The London Mayor, Boris Johnson, was facing demands last night to discipline his transport chief for attending a “sexist” men-only dinner where the only women present were waitresses, can-can dancers and “a glamorous string quartet playing exciting music in even more exciting tight dresses”.

Sir Peter Hendy, the Commissioner of Transport for London, was criticised by the Fawcett Society for attending the dinner of the all-male Transport Golfing Society.

The CommonSpace website said Sir Peter attended the December dinner in the Radisson Blu Hotel in Portman Square, London, as a guest of the Scottish bus company Alexander Dennis Ltd. Photos of the event posted on the society’s website showed a “handsome body of men enjoying their dinner” alongside another picture of female performers in thigh-cut dresses who were said to be bringing “a new spectacle to the dinner”.

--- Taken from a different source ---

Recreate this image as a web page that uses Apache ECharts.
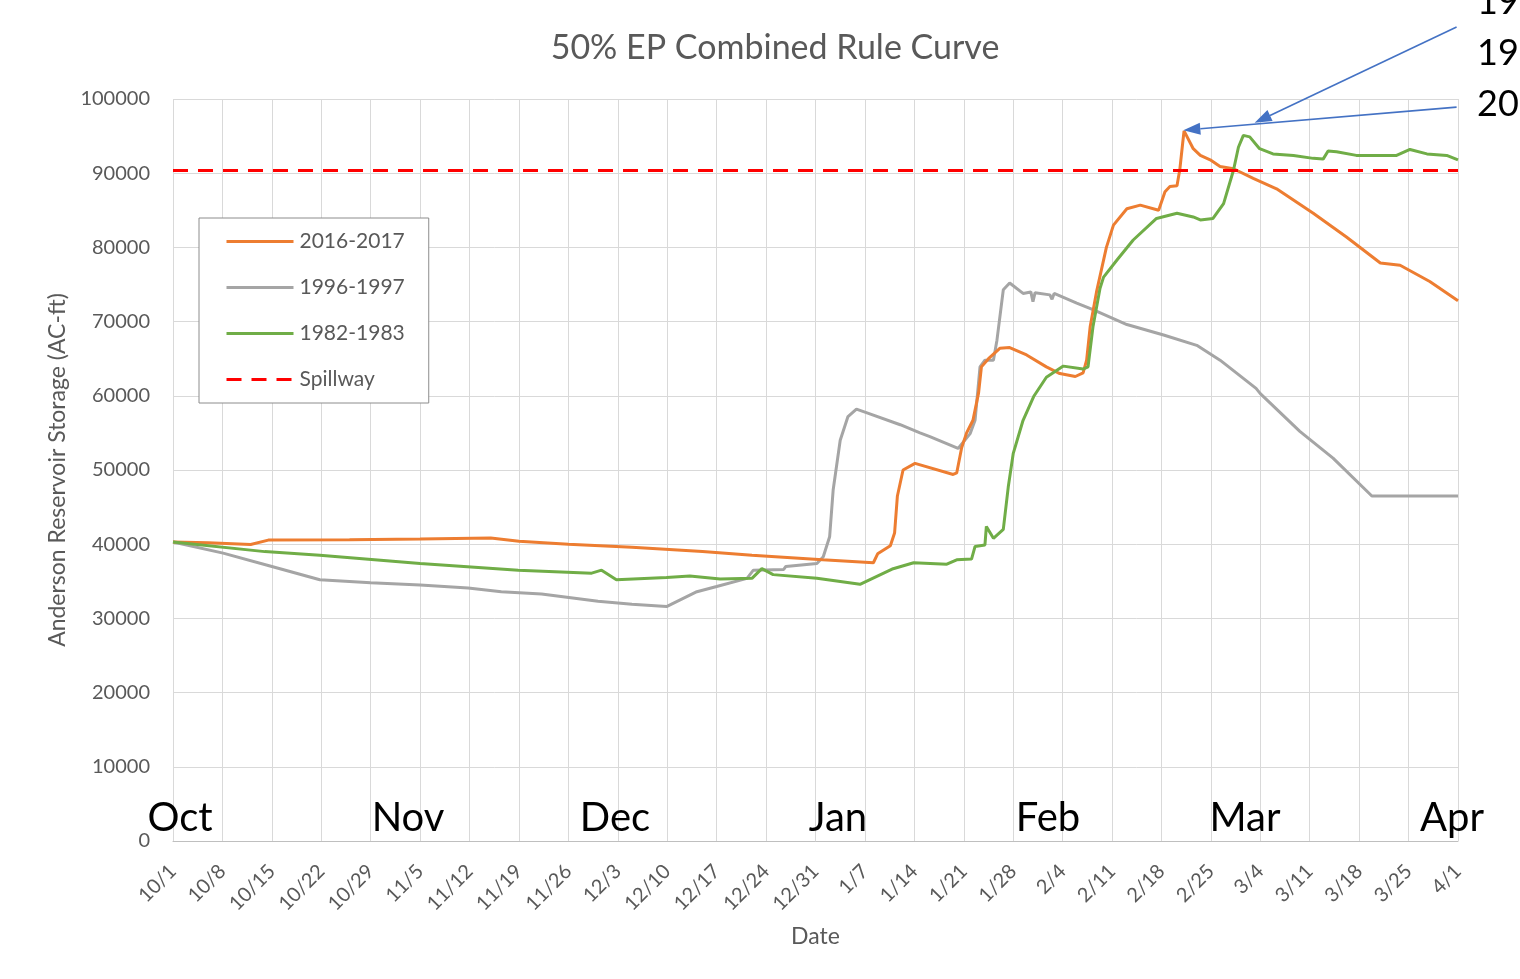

The golfing society’s rules state membership is open only to “gentlemen associated with the transport industry”, and that the dinner is “for gentlemen only”. Its website described the gathering as “one of the best sporting dinners of the year. With a glamorous string quartet playing exciting music in even more exciting tight dresses, a troupe of cancan dancers and a truly fun atmosphere”.

Janice Muir of the Fawcett Society said she would write to Mr Johnson about Sir Peter’s attendance at “an absolutely sexist event”. “We want Boris Johnson to take Sir Peter to task and issue an official reprimand,” she said. “This is a public sector figure serving Londoners, more than half of whom are women. To go to an event where the only women present are serving or entertaining while in ‘exciting tight dresses’ is to return to the dark ages.”

Sir Peter said last night: “It never occurred to me there was a policy of excluding women and that hasn’t been referred to in the invitations I have received. Now it’s clear there appears to be such a policy I will on no account accept an invitation again.

“I abhor sexism in any form and to see it apparently practised in this way is particularly inappropriate in an industry in which women are under represented and in which we are promoting careers, and equality, for women.”

He said he made a personal donation to the Fawcett Society yesterday and would be writing to Alexander Dennis Ltd “to make my views very clear and to invite them to dissociate from sexism in an industry that should be encouraging women to join it”.